Navigating all of this is such a steep learning curve, and one tactic that I’m honing is quickly changing the subject. Improvisation is key. I referred to it as “look, there’s an eagle,” but Chad told me that it’s more like I’m throwing glitter. Given the love of bling I share with my mom and other women in the family, I decided that was a very fitting description.
So my sister and I arrived on Friday for a visit fully prepared to throw some glitter. Driving over to the facility, we formulated a gameplan spit-balling some topics that we could bring up if needed. We walked in and my mom said hello to Shannon and then quickly turned to me and said, “It’s your fault I’m here. Management told me that you put me here and you’re the only one who can get me out.” Needing some glitter, stat, we said, “Hey, Mom, you looked like you had so much fun shopping earlier this week. Why don’t you show us your new stuff?” With that, we headed off to her room.
And then we instantly needed more glitter because she couldn’t find her “16-carat diamond” ring. She had hidden it away to keep it from getting stolen (nothing is being stolen) and couldn’t find her brilliant hiding spot. We proceeded to check all the drawers and then kept changing the subject as fast as we could as her obsession to find the ring took hold. Glitter, glitter, glitter.
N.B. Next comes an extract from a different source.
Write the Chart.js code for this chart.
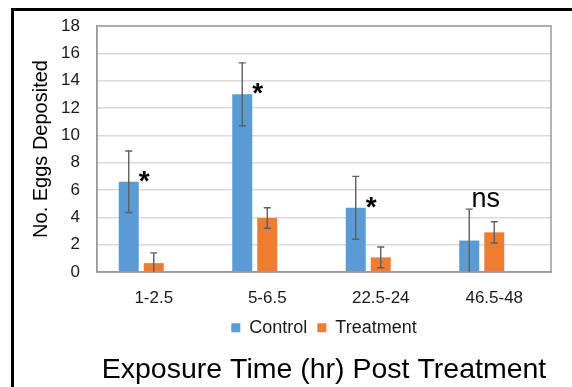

As we went through her drawers, we pulled out this adorable sequined hedgehog that we had not seen before. Asking her about it, she lit up exclaiming how cute it was and kind of hugging it to her chest. Handing it to me, I could not have imagined that my next move would’ve been upsetting. Much to her horror, I ran my hand over the sequins to make it change colors. She exclaimed that it was going to ruin it if I did that, so I quickly began pushing the sequins back to their original positions as fast as I could. Crisis averted!
Still not locating her ring and watching her descend into panic over it, we once again threw some sparkling confetti and said that dinner smelled really good and we should find out what the chef was preparing. Immediately, we headed off to the dining room. Thankfully, the chef was making what sounded like a delicious dinner with fresh cookies for dessert. Cookies are my mom’s love language, so she was pretty excited about that. Her humor still shows through at times and she said without an ounce of sarcasm in her voice, “Well, you know I don’t really like cookies.” That gave us both a laugh.
With no more glitter left to give, we decided it would be best to end our visit on a high note. Cookies saved the day. And I’m very happy to report that the fabulous director texted me yesterday to confirm that they located the ring.
Restocking glitter for another day.
P.S. In my last post, I concluded that I was hoping to go from Fixer to Fabulous by installing cable with a direct line to HGTV in her room. I can say without equivocation that my brilliant solution to all of life’s problems with her has not been resolved by No Demo Reno. It is helping the staff calm her down at times, but, when left to her own devices, she’s unable to work the remote. I bought a “simple remote” specially designed for people with memory issues that only has a few buttons and Chad spent hours programming this so-called simple remote to communicate with her TV. Apparently, the instructions are printed incorrectly and it took a few calls/emails with the company to solve the problem. But MAJOR KUDOS to Chad for his determination and grit to make it happen.